Why? You ask, Do we have to bring all of these things of sin and repentance and worship and sword and judgment into the simple Christmas story? Why do we have to talk about these things now? Because, beloved in the Lord Jesus Christ, it is there. It is the story of the One who was born with the sword which cuts two ways. The magi who know who He is and believe that He is exactly what they need and worship Him and, knowing the pain of their sins, fall at His feet. And Herod and those who see Him as a rival to their self-imposed government over their life, the chief priests and scribes say, “Yes, we believe the Bible,” but stand at a distance, and who have the seeds of the denial of Jesus Christ in their heart, they are consumed by that sword.
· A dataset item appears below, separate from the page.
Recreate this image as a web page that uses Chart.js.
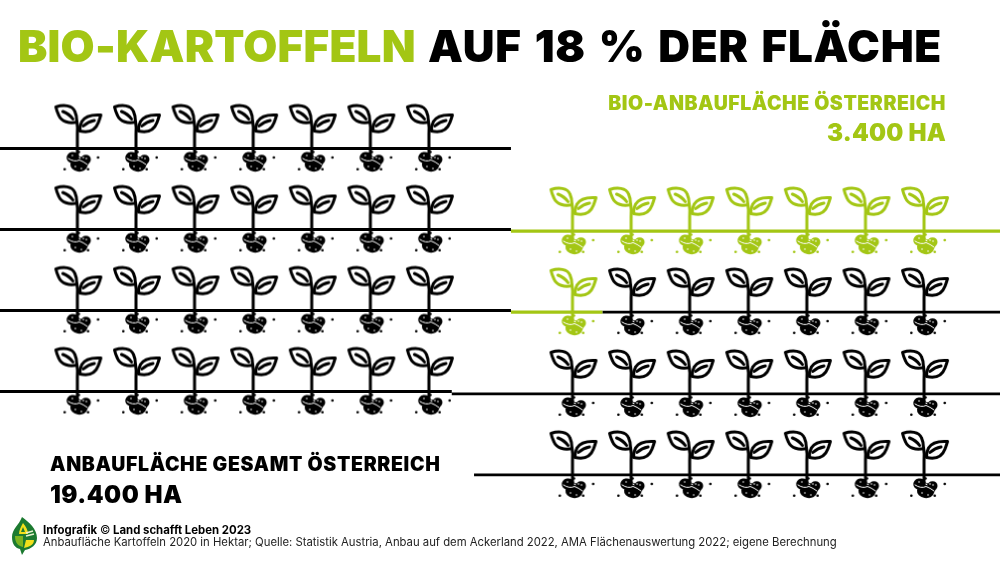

What is the word to you today? What is the word in the birth of God’s Son in Bethlehem? What does God seek? Does He seek out of you a little bit of sentiment, a little extra church attendance? Does He want the Word only on your lips? No! Nothing less than the magi. The sword has come. Bow and worship. Assume not the posture of this world, of Herod, or the Pharisees and scribes, but of one who sees the barrenness of your own soul and, by grace, confesses that Christ is your life.

May God grant that we may be found with the magi, as those who bow in worship. Then we shall join, one day, that multitude which no man can number gathered around the throne, there to praise and serve Him, to worship and to bow down, to honor and to glorify, world without end.

Let us pray.

Our Father in heaven, we thank Thee for Thy precious Word. As the sword has come we pray that, by grace, we might daily be subdued. And in the posture of the wisemen, bow before Him in worship and in praise. In Jesus’ name we pray, Amen.